PROBLEM DETAILS
Restate word for word the lines that begin the listing and end with the line holding "bounds_a = [13.05, 36.0]".

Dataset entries
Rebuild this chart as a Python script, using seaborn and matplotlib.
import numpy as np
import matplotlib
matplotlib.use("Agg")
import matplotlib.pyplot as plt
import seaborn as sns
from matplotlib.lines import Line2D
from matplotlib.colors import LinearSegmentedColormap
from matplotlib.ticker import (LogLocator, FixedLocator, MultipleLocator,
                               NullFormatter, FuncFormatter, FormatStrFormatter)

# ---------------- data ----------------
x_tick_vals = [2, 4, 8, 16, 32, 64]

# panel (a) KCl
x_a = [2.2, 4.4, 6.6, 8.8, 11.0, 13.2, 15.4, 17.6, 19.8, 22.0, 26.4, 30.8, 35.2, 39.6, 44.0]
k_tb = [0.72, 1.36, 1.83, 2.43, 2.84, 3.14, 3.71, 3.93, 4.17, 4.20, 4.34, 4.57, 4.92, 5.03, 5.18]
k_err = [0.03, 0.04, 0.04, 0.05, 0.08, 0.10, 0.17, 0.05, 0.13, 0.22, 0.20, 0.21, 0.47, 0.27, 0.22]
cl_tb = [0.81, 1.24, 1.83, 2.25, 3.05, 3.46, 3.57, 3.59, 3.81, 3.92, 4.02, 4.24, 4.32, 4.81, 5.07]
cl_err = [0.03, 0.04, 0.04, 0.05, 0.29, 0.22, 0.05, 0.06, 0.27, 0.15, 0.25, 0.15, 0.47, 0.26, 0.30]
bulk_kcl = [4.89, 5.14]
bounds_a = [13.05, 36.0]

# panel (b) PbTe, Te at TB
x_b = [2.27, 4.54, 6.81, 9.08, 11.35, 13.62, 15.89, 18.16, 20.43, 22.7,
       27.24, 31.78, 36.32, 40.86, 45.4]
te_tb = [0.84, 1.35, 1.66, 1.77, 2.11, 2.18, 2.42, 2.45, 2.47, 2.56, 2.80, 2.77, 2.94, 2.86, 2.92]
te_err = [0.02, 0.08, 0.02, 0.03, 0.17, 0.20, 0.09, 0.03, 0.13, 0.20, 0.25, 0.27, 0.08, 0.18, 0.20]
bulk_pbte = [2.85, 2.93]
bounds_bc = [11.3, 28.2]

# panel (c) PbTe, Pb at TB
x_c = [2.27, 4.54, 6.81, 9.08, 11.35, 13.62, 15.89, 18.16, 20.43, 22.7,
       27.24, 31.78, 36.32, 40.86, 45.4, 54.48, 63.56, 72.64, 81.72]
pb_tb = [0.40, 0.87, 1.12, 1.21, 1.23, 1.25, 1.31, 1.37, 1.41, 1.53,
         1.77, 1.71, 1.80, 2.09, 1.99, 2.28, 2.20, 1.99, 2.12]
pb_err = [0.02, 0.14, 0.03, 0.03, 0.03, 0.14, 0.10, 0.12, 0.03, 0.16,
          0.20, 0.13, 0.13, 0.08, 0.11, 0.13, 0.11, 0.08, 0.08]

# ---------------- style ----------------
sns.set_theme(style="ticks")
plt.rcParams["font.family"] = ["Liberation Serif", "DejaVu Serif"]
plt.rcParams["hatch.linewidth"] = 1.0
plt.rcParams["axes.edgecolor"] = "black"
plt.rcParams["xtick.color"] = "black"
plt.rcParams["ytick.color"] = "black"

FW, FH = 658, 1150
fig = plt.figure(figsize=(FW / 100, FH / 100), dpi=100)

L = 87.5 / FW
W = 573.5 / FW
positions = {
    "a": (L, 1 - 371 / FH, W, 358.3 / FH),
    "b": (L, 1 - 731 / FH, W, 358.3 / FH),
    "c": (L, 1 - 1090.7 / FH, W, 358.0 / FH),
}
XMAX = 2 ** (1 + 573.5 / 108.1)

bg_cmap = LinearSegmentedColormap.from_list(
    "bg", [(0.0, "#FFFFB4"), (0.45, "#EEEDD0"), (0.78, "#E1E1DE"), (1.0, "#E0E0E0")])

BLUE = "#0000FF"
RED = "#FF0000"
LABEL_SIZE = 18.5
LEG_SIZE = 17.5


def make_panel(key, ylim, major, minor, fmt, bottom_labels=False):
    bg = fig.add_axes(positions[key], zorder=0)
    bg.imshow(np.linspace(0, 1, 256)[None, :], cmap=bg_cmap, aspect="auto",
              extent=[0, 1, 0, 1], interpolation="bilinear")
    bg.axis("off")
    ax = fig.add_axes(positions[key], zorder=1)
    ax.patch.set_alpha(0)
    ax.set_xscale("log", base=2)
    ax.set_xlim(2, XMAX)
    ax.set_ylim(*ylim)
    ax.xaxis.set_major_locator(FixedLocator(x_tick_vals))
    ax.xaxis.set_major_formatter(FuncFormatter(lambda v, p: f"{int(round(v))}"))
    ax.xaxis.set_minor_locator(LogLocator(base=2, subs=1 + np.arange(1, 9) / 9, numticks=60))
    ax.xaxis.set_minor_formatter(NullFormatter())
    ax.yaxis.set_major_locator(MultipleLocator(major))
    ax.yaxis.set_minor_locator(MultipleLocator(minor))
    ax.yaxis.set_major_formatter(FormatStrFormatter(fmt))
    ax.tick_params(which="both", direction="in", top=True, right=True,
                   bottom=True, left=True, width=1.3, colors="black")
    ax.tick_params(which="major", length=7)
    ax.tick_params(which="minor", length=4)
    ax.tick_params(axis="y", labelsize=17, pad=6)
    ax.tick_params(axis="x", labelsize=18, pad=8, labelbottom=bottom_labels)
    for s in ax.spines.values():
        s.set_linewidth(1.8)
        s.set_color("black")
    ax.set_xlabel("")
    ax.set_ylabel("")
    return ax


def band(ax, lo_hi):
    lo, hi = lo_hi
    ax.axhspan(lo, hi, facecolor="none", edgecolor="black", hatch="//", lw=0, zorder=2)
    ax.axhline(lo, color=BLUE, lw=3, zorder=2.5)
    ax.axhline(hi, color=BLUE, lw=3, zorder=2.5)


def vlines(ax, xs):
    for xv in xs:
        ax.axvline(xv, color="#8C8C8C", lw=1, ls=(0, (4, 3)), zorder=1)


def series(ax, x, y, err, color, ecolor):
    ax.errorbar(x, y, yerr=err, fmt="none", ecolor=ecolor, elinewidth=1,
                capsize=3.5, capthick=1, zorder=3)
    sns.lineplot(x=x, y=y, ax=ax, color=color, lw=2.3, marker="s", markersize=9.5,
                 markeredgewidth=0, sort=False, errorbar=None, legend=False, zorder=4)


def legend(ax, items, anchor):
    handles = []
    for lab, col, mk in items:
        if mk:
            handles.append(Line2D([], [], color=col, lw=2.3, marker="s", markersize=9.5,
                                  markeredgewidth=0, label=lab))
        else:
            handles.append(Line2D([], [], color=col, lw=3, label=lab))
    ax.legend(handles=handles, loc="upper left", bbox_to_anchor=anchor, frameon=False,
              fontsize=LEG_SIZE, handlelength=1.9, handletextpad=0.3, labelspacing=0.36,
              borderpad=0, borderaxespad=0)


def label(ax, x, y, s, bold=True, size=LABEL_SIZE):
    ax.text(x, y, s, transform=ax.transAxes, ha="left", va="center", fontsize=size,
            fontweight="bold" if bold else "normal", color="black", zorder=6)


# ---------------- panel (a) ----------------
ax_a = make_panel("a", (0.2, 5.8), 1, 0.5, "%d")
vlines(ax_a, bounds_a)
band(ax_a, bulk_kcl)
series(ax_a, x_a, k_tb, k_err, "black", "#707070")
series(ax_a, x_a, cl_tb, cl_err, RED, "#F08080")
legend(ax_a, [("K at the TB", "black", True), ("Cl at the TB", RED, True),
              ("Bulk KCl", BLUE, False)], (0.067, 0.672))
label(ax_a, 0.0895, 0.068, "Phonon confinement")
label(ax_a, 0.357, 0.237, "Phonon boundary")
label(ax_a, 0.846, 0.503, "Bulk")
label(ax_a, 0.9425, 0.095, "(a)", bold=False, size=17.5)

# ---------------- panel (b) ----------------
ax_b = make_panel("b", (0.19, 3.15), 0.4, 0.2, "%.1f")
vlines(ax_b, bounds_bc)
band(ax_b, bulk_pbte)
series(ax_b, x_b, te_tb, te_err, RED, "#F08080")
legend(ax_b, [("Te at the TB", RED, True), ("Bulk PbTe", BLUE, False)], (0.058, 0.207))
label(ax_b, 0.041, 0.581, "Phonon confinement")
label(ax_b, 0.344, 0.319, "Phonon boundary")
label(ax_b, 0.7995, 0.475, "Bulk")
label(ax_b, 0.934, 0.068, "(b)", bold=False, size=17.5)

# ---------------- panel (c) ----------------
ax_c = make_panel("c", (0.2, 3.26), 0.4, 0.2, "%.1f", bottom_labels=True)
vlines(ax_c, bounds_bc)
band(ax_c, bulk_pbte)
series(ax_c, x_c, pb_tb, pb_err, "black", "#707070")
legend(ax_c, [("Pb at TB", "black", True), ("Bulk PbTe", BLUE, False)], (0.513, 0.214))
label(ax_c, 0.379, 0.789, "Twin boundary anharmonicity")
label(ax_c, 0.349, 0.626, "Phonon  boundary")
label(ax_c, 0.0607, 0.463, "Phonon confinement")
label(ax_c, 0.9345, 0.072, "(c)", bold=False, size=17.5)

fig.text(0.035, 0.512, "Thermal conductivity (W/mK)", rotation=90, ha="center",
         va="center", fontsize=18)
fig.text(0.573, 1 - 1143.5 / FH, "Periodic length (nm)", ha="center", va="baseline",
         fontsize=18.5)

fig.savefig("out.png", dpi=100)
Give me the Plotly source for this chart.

FULL ANSWER
Rebuild this chart as a Python script, using seaborn and matplotlib.
import numpy as np
import matplotlib
matplotlib.use("Agg")
import matplotlib.pyplot as plt
import seaborn as sns
from matplotlib.lines import Line2D
from matplotlib.colors import LinearSegmentedColormap
from matplotlib.ticker import (LogLocator, FixedLocator, MultipleLocator,
                               NullFormatter, FuncFormatter, FormatStrFormatter)

# ---------------- data ----------------
x_tick_vals = [2, 4, 8, 16, 32, 64]

# panel (a) KCl
x_a = [2.2, 4.4, 6.6, 8.8, 11.0, 13.2, 15.4, 17.6, 19.8, 22.0, 26.4, 30.8, 35.2, 39.6, 44.0]
k_tb = [0.72, 1.36, 1.83, 2.43, 2.84, 3.14, 3.71, 3.93, 4.17, 4.20, 4.34, 4.57, 4.92, 5.03, 5.18]
k_err = [0.03, 0.04, 0.04, 0.05, 0.08, 0.10, 0.17, 0.05, 0.13, 0.22, 0.20, 0.21, 0.47, 0.27, 0.22]
cl_tb = [0.81, 1.24, 1.83, 2.25, 3.05, 3.46, 3.57, 3.59, 3.81, 3.92, 4.02, 4.24, 4.32, 4.81, 5.07]
cl_err = [0.03, 0.04, 0.04, 0.05, 0.29, 0.22, 0.05, 0.06, 0.27, 0.15, 0.25, 0.15, 0.47, 0.26, 0.30]
bulk_kcl = [4.89, 5.14]
bounds_a = [13.05, 36.0]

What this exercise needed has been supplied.